Amazingly, Auerbacher and her parents survived their incarceration, as did her beloved doll, Marlene ( Marlene now resides in the Holocaust Memorial Museum in Washington, D.C.) After immigrating to the U.S. after the war, Auerbacher went on to a 38-year career as a chemist.
Decades after the atrocities of the Holocaust, she began writing and compiling poems and prose about her life’s story, with some broader historical context added in.
Though there are few subjects more gravely serious than the Holocaust, Auerbacher said her aim has been to share her piece of that history with students.
“It was basically written for young people, but even in colleges they read it,” Auerbacher said.
During her career as a writer, Auerbacher has enjoyed at least one of the trappings of notoriety -- being noticed in public by a fan.
“I came home on a bus, right, from Penn State University,” she said. “And I’m sitting in one row, and there’s somebody across from me, and I talk to people.
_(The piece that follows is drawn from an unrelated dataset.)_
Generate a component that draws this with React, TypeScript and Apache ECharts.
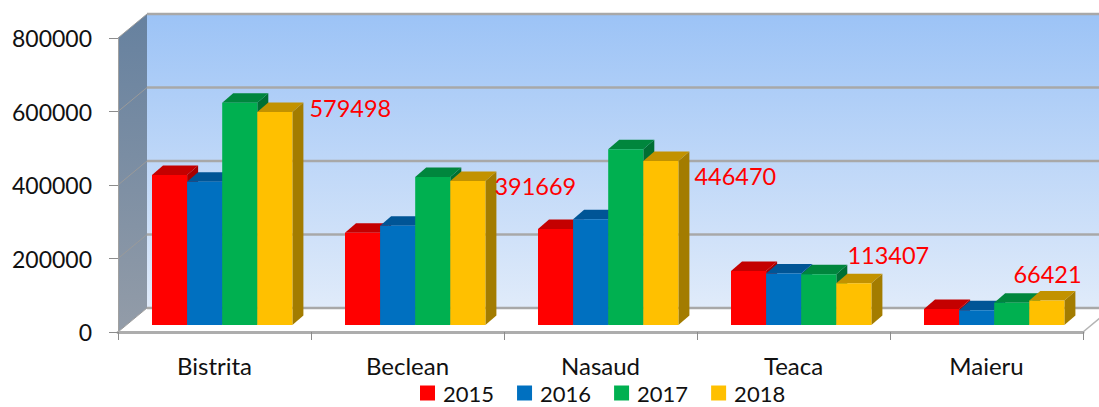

And we started talking, and guess what? She read two of my first books! And she told me what she remembered, and she read them a long time ago, but she liked my writing and my story.
“And I said, ‘Yeah, that’s me!’”
Though it may seem unusual to follow a career in hard science with a second career writing poems, Auerbacher sees nothing unusual about it.
“There was a very famous chemist who became a very famous writer,” she said. “I always wrote -- see I was sick for many years in my life after the war, unfortunately, and all I could do was keep myself busy, and I started to write!”